Sądy to miejsce, gdzie powinno się wymierzać sprawiedliwość w imieniu prawa, a nie to prawo łamać. Sędziowie i wszyscy pracownicy sądów muszą być czyści jak łza, a nie przekupni i nieuczciwi – tak minister sprawiedliwości Zbigniew Ziobro skomentował skierowanie przez Prokuraturę Regionalną w Rzeszowie aktu oskarżenia przeciwko dziesięciu byłym już dyrektorom sądów (głównie z apelacji krakowskiej).
Na ławie oskarżonych mają zasiąść dyrektorzy sądów rejonowych w Olkuszu, Chrzanowie, Wadowicach, Oświęcimiu i Zakopanem, okręgowych w Krakowie, Nowym Sączu, Tarnowie i Kielcach oraz Sądu Apelacyjnego we Wrocławiu.
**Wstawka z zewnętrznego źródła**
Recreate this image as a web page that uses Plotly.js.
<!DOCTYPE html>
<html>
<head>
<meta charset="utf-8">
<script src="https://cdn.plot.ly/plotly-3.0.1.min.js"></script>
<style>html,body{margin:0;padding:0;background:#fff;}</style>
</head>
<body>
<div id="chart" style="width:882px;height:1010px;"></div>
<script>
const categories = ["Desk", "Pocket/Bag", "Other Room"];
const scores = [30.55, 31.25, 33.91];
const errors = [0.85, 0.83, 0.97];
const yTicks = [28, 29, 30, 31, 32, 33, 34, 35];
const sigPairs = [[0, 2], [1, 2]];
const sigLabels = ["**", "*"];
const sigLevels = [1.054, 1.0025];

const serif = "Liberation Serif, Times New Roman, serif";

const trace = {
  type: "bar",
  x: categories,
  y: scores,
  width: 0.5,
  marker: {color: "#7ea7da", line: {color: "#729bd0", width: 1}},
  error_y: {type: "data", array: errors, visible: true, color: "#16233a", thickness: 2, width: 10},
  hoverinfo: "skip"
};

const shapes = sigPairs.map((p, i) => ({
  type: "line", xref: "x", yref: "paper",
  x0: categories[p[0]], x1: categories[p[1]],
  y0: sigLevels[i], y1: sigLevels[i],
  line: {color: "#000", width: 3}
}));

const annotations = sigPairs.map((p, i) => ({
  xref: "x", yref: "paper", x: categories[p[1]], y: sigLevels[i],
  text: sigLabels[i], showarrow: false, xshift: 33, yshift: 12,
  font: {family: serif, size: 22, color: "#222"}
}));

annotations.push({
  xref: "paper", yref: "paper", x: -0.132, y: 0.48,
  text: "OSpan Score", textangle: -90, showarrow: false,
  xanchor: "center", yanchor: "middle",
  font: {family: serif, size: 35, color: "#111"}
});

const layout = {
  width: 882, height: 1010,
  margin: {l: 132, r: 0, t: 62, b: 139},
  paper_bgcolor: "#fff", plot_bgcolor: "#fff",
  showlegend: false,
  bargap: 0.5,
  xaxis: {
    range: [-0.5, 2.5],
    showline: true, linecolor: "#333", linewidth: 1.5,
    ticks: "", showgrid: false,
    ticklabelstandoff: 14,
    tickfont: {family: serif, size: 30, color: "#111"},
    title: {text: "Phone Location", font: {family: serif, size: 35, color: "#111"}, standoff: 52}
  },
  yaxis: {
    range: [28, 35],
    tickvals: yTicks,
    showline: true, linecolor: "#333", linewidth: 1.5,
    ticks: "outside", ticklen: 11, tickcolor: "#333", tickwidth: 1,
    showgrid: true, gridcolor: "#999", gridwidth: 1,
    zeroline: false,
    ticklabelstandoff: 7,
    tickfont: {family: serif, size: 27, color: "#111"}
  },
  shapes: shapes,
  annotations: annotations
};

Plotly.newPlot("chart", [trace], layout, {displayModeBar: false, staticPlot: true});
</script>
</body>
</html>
Ośmiu z dziesięciu oskarżonych osób prokuratura zarzuca udział w zorganizowanej grupie przestępczej (art. 258 par. 1 kodeksu karnego) założonej i kierowanej przez Andrzeja P. – byłego dyrektora Sądu Apelacyjnego w Krakowie. Oskarżeni zajmowali się przywłaszczaniem pieniędzy poprzez podpisywanie fikcyjnych umów cywilnoprawnych na wykonywanie usług, które w ogóle nie miały miejsca, albo były wykonywane w ramach normalnych obowiązków służbowych.
Prokuratura szacuje, że na skutek przestępczej działalności grupy krakowski sąd stracił prawie 30 mln zł. Osobom, przeciwko którym skierowano akt oskarżenia, śledczy zarzucają uzyskanie korzyści majątkowych na ponad 867 tys. zł z tytułu zarówno lewych umów, jak i łapówek za przychylność w kwestiach dotyczących ich zlecania podmiotom gospodarczym współpracującym z sądem apelacyjnym.
Według śledczych w skład grupy przestępczej wchodzili także m.in. byli: prezes, główna księgowa, zastępca dyrektora, główny specjalista do spraw zamówień publicznych, a także przedsiębiorcy, którzy rzekomo współpracowali z krakowskim sądem.